The Indian Experience:

In the mid-1960s, the Government of India adopted a new agricul­tural strategy which goes by different names seed-fertiliser-water technology, modern agricul­tural technology, or Green Revolution. In fact, the ‘Green Revolution’ has been the most important single technical advance in agriculture in India during the plan period.

It refers to the breeding of high-yield varieties of wheat and rice and their introduction into traditional agriculture so as to achieve a sustained or continuous breakthrough in agricultural production. This is really a yield per acre take-off in agriculture inasmuch as it seeks to raise productivity per acre by cultivating the same plot of land more intensively.

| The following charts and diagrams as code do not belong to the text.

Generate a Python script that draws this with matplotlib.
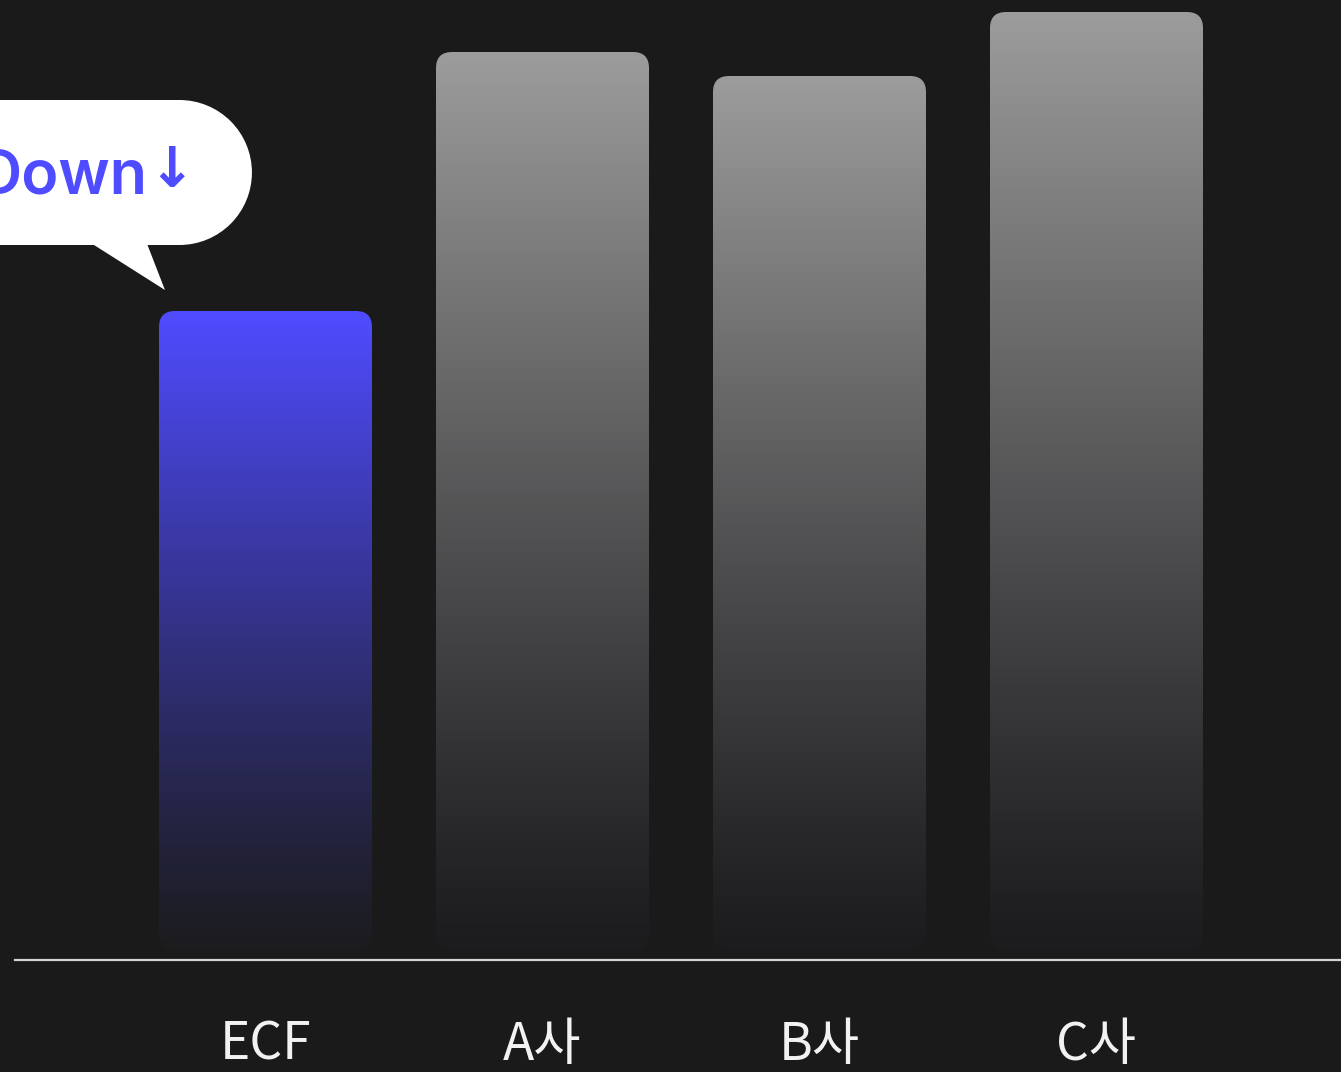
import numpy as np
import matplotlib.pyplot as plt
from matplotlib.patches import FancyBboxPatch, Polygon, Ellipse, Rectangle

# data
categories = ['ECF', 'A사', 'B사', 'C사']
values = [63.9, 89.8, 87.4, 93.8]
top_colors = ['#4f4cff', '#9c9c9c', '#9c9c9c', '#9c9c9c']
bottom_color = '#1c1c1f'
bg = '#1a1a1a'
callout_word = 'Down'
callout_arrow = '↓'

plt.rcParams['font.family'] = ['Noto Sans CJK KR', 'DejaVu Sans']

fig = plt.figure(figsize=(13.41, 10.72), dpi=100, facecolor=bg)
ax = fig.add_axes([0, 0, 1, 1])
ax.set_facecolor(bg)
ax.set_xlim(-0.9585, 3.8827)
ax.set_ylim(-12.2, 95.0)
ax.axis('off')

width = 0.769
asp = 27.7  # y-units per x-unit, keeps corners round
x = np.arange(len(categories))

def hex2rgb(h):
    h = h.lstrip('#')
    return np.array([int(h[i:i+2], 16) for i in (0, 2, 4)]) / 255.0

for xi, v, tc in zip(x, values, top_colors):
    patch = FancyBboxPatch((xi - width/2, 0), width, v,
                           boxstyle='round,pad=0,rounding_size=0.058',
                           mutation_aspect=asp, facecolor='none', edgecolor='none')
    ax.add_patch(patch)
    t = np.linspace(1, 0, 256)[:, None]  # top -> bottom
    c0, c1 = hex2rgb(tc), hex2rgb(bottom_color)
    grad = c1 + (c0 - c1) * (t ** 1.15)[..., None]
    grad = np.repeat(grad, 2, axis=1)
    im = ax.imshow(grad, extent=[xi - width/2, xi + width/2, 0, v],
                   aspect='auto', origin='upper', zorder=2, interpolation='bilinear')
    im.set_clip_path(patch)
    ax.text(xi, -9.5, categories[xi], ha='center', va='center',
            color='#f2f2f2', fontsize=37)

# baseline
ax.axhline(-1.0, xmin=15/1341, xmax=1, color='#d4d4d4', lw=1.6, zorder=3)

# callout bubble: rounded pill (rect + half circle ends) and a tail
b_right, b_bot, b_h = -0.049, 70.5, 14.5
r_x = b_h / 2 / asp
ax.add_patch(Rectangle((-1.3, b_bot), (b_right - r_x) + 1.3, b_h,
                       facecolor='white', edgecolor='none', zorder=4))
ax.add_patch(Ellipse((b_right - r_x, b_bot + b_h/2), 2*r_x, b_h,
                     facecolor='white', edgecolor='none', zorder=4))
tail = Polygon([(-0.676, 71.5), (-0.44, 71.5), (-0.363, 66.0)], closed=True,
               facecolor='white', edgecolor='none', zorder=4)
ax.add_patch(tail)
ax.text(-0.427, 77.3, callout_word, ha='right', va='center', color='#4f4cff',
        fontsize=44, fontweight='semibold', family=['Inter', 'DejaVu Sans'], zorder=5)
ax.text(-0.338, 77.8, callout_arrow, ha='center', va='center', color='#4f4cff',
        fontsize=40, fontweight='bold', family=['DejaVu Sans'], zorder=5)

fig.savefig('out.png', dpi=100, facecolor=bg)
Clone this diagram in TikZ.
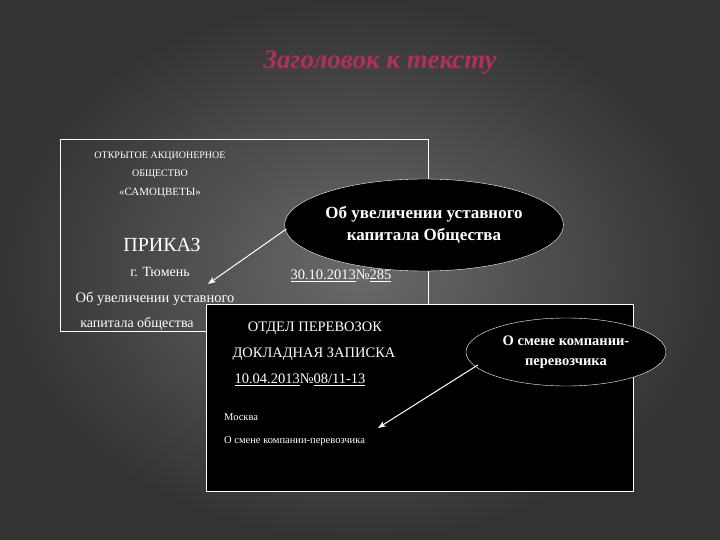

Thus, in India, traditional farm practices and technology are being gradually replaced by mod­ern practices and technology. Modern technology is based on the use of chemical fertilisers, pesti­cides, high-yielding varieties of seeds including hybrid seeds (such as IR-8, Tinen-3, TN-1, ADT-7, etc. in case of rice, and the new Mexican varieties such as Rajo, Sonara 64, Kalyan and P.V. 18 in case of wheat) and the extensive use of electric power, implements and machinery (such as trac­tors and threshers as also irrigation). Thus, mas­sive programmes of mechanisation and irrigation were undertaken in the mid-1960s.

The new technology is ‘highly divisible’— usable on small peasant plots as readily as on large ones. It is yield-increasing rather than an acreage- expanding (that is, labour-saving) change. To ob­tain the needed water, where water from large irri­gation projects has been unavailable, many In­dian farmers have installed tube-wells with institutional credit.

Those who did not get such wells locally, use bamboo tubes wrapped with wire rather than steel tubing. By contrast, traditional technol­ogy relies on a pair of bullocks, a plough, the use of farmyard manure and seeds of poor quality.